According to Mr Nsowah, recreational activities helped in the development of the brain and the language of every child, and also formed an integral part of the total education of the school’s co-curricular activities.

The chairman of the GES said children who attended schools without playgrounds were usually confined to their classes during break time, thereby depriving them of their play time which was the most active part of their day.

Commenting on the issue, the Headmistress of the Stephenson International School in Accra, Ms Joyce Stephenson, acknowledged that the lack of a playground in her school was a worry to the management of the school since the schoolchildren missed their play time regularly during break time.
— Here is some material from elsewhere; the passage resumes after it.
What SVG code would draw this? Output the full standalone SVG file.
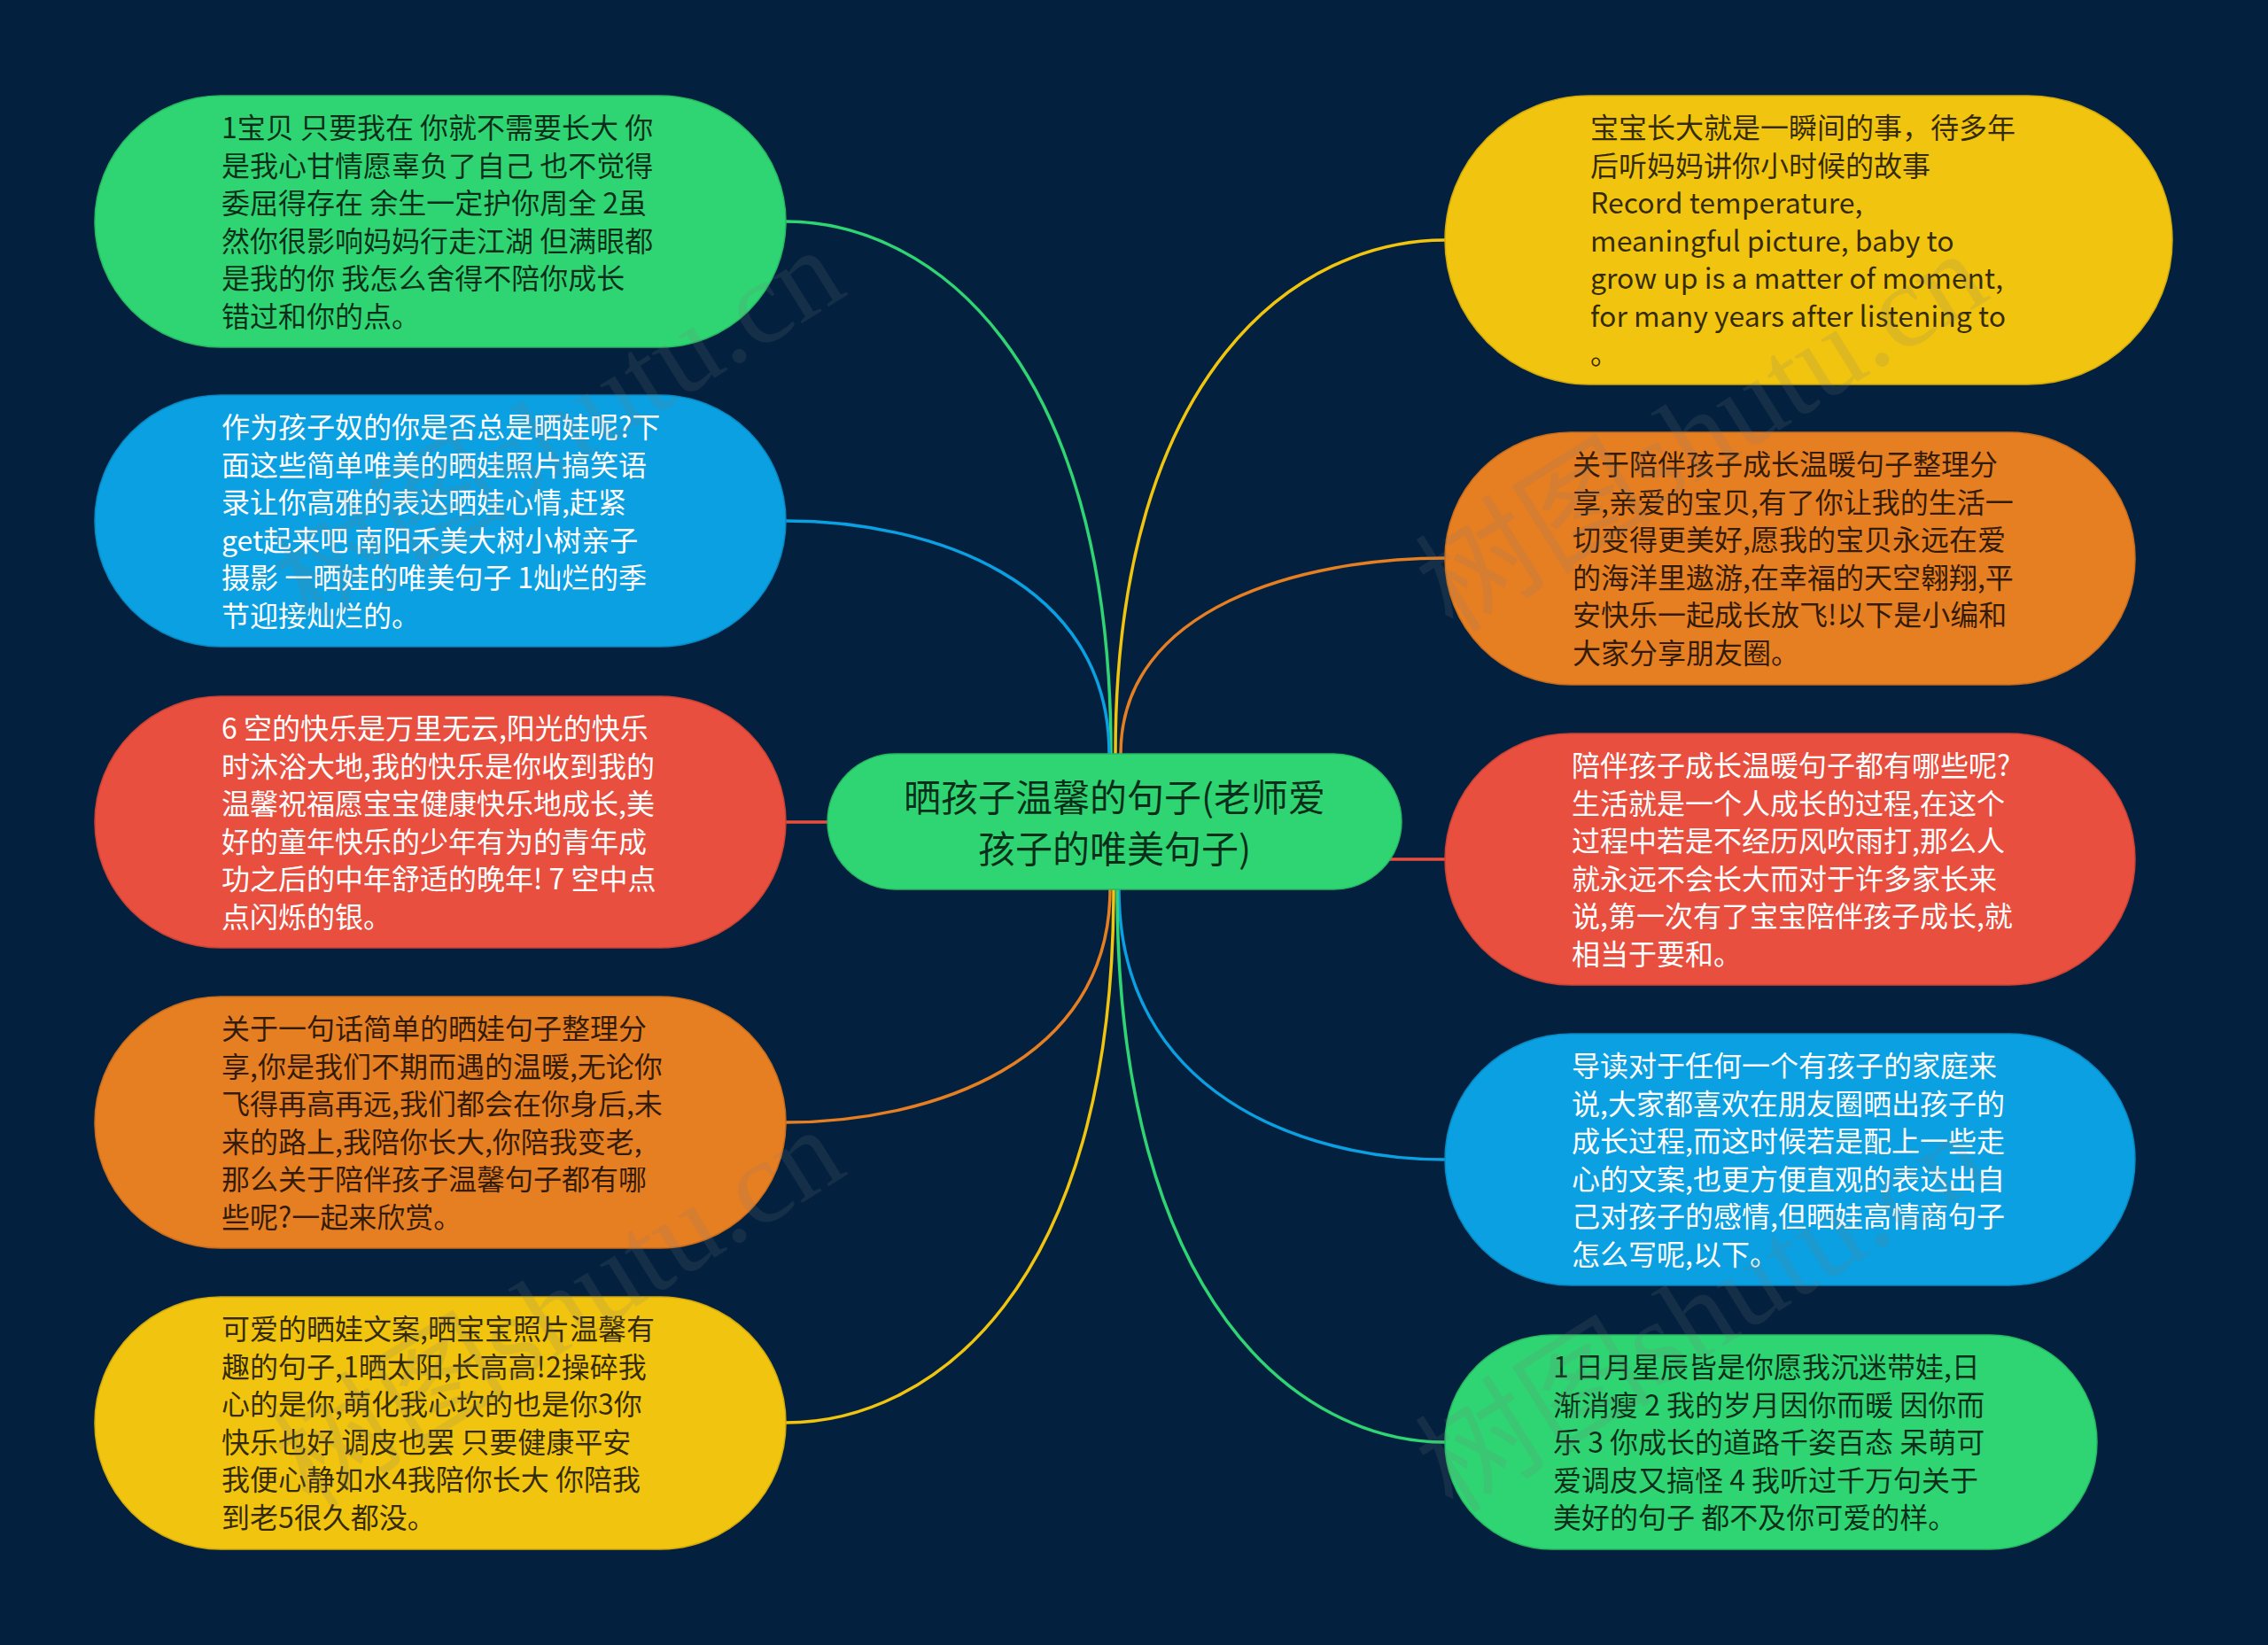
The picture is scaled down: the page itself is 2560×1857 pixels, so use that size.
<svg xmlns="http://www.w3.org/2000/svg" width="2560" height="1857" viewBox="0 0 2560 1857">
<style>
.bg{fill:#03213e}
.t{font-family:"Noto Sans CJK SC","Noto Sans",sans-serif;font-size:32px}
.dk{fill:#000;fill-opacity:0.78}
.wt{fill:#ffffff}
.ct{font-family:"Noto Sans CJK SC","Noto Sans",sans-serif;font-size:42px;text-anchor:middle}
.g{fill:#2fd573;stroke:#27b862;stroke-width:1.5}
.b{fill:#0aa0e1;stroke:#0a88c0;stroke-width:1.5}
.r{fill:#e84f3f;stroke:#c94234;stroke-width:1.5}
.o{fill:#e67e22;stroke:#c86c1c;stroke-width:1.5}
.y{fill:#f1c40f;stroke:#d0a90c;stroke-width:1.5}
.c{fill:none;stroke-width:3.5}
.wm{font-family:"Liberation Serif","Noto Sans CJK SC",serif;font-size:134px;fill:#7a7a7a;fill-opacity:0.16}
</style>
<rect class="bg" x="0" y="0" width="2560" height="1857"/>

<g id="connectors">
<path class="c" stroke="#2fd573" d="M887,250 C1048,250 1254,400 1254,851"/>
<path class="c" stroke="#0aa0e1" d="M887,588 C1048,588 1252,654 1252,851"/>
<path class="c" stroke="#e84f3f" d="M887,928 L940,928"/>
<path class="c" stroke="#e67e22" d="M887,1267 C1048,1267 1253,1201 1253,1004"/>
<path class="c" stroke="#f1c40f" d="M887,1606 C1050,1606 1257,1456 1257,1004"/>
<path class="c" stroke="#f1c40f" d="M1631,271 C1467,271 1259,416 1259,851"/>
<path class="c" stroke="#e67e22" d="M1631,630 C1470,630 1265,685 1265,851"/>
<path class="c" stroke="#e84f3f" d="M1565,970 L1631,970"/>
<path class="c" stroke="#0aa0e1" d="M1631,1309 C1469,1309 1263,1233 1263,1004"/>
<path class="c" stroke="#2fd573" d="M1631,1628 C1468,1628 1261,1472 1261,1004"/>
</g>

<g id="center">
<rect class="g" x="934" y="851" width="648" height="153" rx="76.5"/>
<text class="ct dk"><tspan x="1258" y="916">晒孩子温馨的句子(老师爱</tspan><tspan x="1258" y="974">孩子的唯美句子)</tspan></text>
</g>

<g id="left1">
<rect class="g" x="107" y="108" width="780" height="284" rx="142"/>
<text class="t dk"><tspan x="250" y="156">1宝贝 只要我在 你就不需要长大 你</tspan><tspan x="250" dy="42.5">是我心甘情愿辜负了自己 也不觉得</tspan><tspan x="250" dy="42.5">委屈得存在 余生一定护你周全 2虽</tspan><tspan x="250" dy="42.5">然你很影响妈妈行走江湖 但满眼都</tspan><tspan x="250" dy="42.5">是我的你 我怎么舍得不陪你成长</tspan><tspan x="250" dy="42.5">错过和你的点。</tspan></text>
</g>

<g id="left2">
<rect class="b" x="107" y="446" width="780" height="284" rx="142"/>
<text class="t wt"><tspan x="250" y="494">作为孩子奴的你是否总是晒娃呢?下</tspan><tspan x="250" dy="42.5">面这些简单唯美的晒娃照片搞笑语</tspan><tspan x="250" dy="42.5">录让你高雅的表达晒娃心情,赶紧</tspan><tspan x="250" dy="42.5">get起来吧 南阳禾美大树小树亲子</tspan><tspan x="250" dy="42.5">摄影 一晒娃的唯美句子 1灿烂的季</tspan><tspan x="250" dy="42.5">节迎接灿烂的。</tspan></text>
</g>

<g id="left3">
<rect class="r" x="107" y="786" width="780" height="284" rx="142"/>
<text class="t wt"><tspan x="250" y="834">6 空的快乐是万里无云,阳光的快乐</tspan><tspan x="250" dy="42.5">时沐浴大地,我的快乐是你收到我的</tspan><tspan x="250" dy="42.5">温馨祝福愿宝宝健康快乐地成长,美</tspan><tspan x="250" dy="42.5">好的童年快乐的少年有为的青年成</tspan><tspan x="250" dy="42.5">功之后的中年舒适的晚年! 7 空中点</tspan><tspan x="250" dy="42.5">点闪烁的银。</tspan></text>
</g>

<g id="left4">
<rect class="o" x="107" y="1125" width="780" height="284" rx="142"/>
<text class="t dk"><tspan x="250" y="1173">关于一句话简单的晒娃句子整理分</tspan><tspan x="250" dy="42.5">享,你是我们不期而遇的温暖,无论你</tspan><tspan x="250" dy="42.5">飞得再高再远,我们都会在你身后,未</tspan><tspan x="250" dy="42.5">来的路上,我陪你长大,你陪我变老,</tspan><tspan x="250" dy="42.5">那么关于陪伴孩子温馨句子都有哪</tspan><tspan x="250" dy="42.5">些呢?一起来欣赏。</tspan></text>
</g>

<g id="left5">
<rect class="y" x="107" y="1464" width="780" height="285" rx="142"/>
<text class="t dk"><tspan x="250" y="1512">可爱的晒娃文案,晒宝宝照片温馨有</tspan><tspan x="250" dy="42.5">趣的句子,1晒太阳,长高高!2操碎我</tspan><tspan x="250" dy="42.5">心的是你,萌化我心坎的也是你3你</tspan><tspan x="250" dy="42.5">快乐也好 调皮也罢 只要健康平安</tspan><tspan x="250" dy="42.5">我便心静如水4我陪你长大 你陪我</tspan><tspan x="250" dy="42.5">到老5很久都没。</tspan></text>
</g>

<g id="right1">
<rect class="y" x="1631" y="108" width="821" height="326" rx="163"/>
<text class="t dk"><tspan x="1795" y="156">宝宝长大就是一瞬间的事，待多年</tspan><tspan x="1795" dy="42.5">后听妈妈讲你小时候的故事</tspan><tspan x="1795" dy="42.5">Record temperature,</tspan><tspan x="1795" dy="42.5">meaningful picture, baby to</tspan><tspan x="1795" dy="42.5">grow up is a matter of moment,</tspan><tspan x="1795" dy="42.5">for many years after listening to</tspan><tspan x="1795" dy="42.5">。</tspan></text>
</g>

<g id="right2">
<rect class="o" x="1631" y="488" width="779" height="285" rx="142"/>
<text class="t dk"><tspan x="1775" y="536">关于陪伴孩子成长温暖句子整理分</tspan><tspan x="1775" dy="42.5">享,亲爱的宝贝,有了你让我的生活一</tspan><tspan x="1775" dy="42.5">切变得更美好,愿我的宝贝永远在爱</tspan><tspan x="1775" dy="42.5">的海洋里遨游,在幸福的天空翱翔,平</tspan><tspan x="1775" dy="42.5">安快乐一起成长放飞!以下是小编和</tspan><tspan x="1775" dy="42.5">大家分享朋友圈。</tspan></text>
</g>

<g id="right3">
<rect class="r" x="1631" y="828" width="779" height="284" rx="142"/>
<text class="t wt"><tspan x="1774" y="876">陪伴孩子成长温暖句子都有哪些呢?</tspan><tspan x="1774" dy="42.5">生活就是一个人成长的过程,在这个</tspan><tspan x="1774" dy="42.5">过程中若是不经历风吹雨打,那么人</tspan><tspan x="1774" dy="42.5">就永远不会长大而对于许多家长来</tspan><tspan x="1774" dy="42.5">说,第一次有了宝宝陪伴孩子成长,就</tspan><tspan x="1774" dy="42.5">相当于要和。</tspan></text>
</g>

<g id="right4">
<rect class="b" x="1631" y="1167" width="779" height="284" rx="142"/>
<text class="t wt"><tspan x="1774" y="1215">导读对于任何一个有孩子的家庭来</tspan><tspan x="1774" dy="42.5">说,大家都喜欢在朋友圈晒出孩子的</tspan><tspan x="1774" dy="42.5">成长过程,而这时候若是配上一些走</tspan><tspan x="1774" dy="42.5">心的文案,也更方便直观的表达出自</tspan><tspan x="1774" dy="42.5">己对孩子的感情,但晒娃高情商句子</tspan><tspan x="1774" dy="42.5">怎么写呢,以下。</tspan></text>
</g>

<g id="right5">
<rect class="g" x="1631" y="1507" width="736" height="242" rx="121"/>
<text class="t dk"><tspan x="1753" y="1555">1 日月星辰皆是你愿我沉迷带娃,日</tspan><tspan x="1753" dy="42.5">渐消瘦 2 我的岁月因你而暖 因你而</tspan><tspan x="1753" dy="42.5">乐 3 你成长的道路千姿百态 呆萌可</tspan><tspan x="1753" dy="42.5">爱调皮又搞怪 4 我听过千万句关于</tspan><tspan x="1753" dy="42.5">美好的句子 都不及你可爱的样。</tspan></text>
</g>

<g id="watermarks">
<text class="wm" transform="translate(350,712) rotate(-32)">树图shutu.cn</text>
<text class="wm" transform="translate(1640,716) rotate(-32)">树图shutu.cn</text>
<text class="wm" transform="translate(350,1705) rotate(-32)">树图shutu.cn</text>
<text class="wm" transform="translate(1640,1710) rotate(-32)">树图shutu.cn</text>
</g>
</svg>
She said the schoolchildren used to enjoy their break time very much when the school was at its old site until it moved to its present location following long-standing land litigation.

That, she said, eventually gave the management of the school no other choice but to run the school in her home.

The Headmistress of the Beacon Hall School, Mrs Helen Akakpo, who shared the same sentiments said most schools were being run in homes due to problems of land litigation in the country.

She said the problem of the double sale of lands by landowners was worrying and appealed to the law enforcement agencies to give stiffer punishment to people who engaged in the multiple sales of lands.

Nicholas Ankrah, a student of the Stephenson International School, confirmed that the lack of a playground in the school sometimes made him miss the school’s former location where he used to play football with his mates during break time.

Princess Mensah, another student of the same school said since the school did not have a playground, during break time she usually stayed in the classroom to chat with her friends.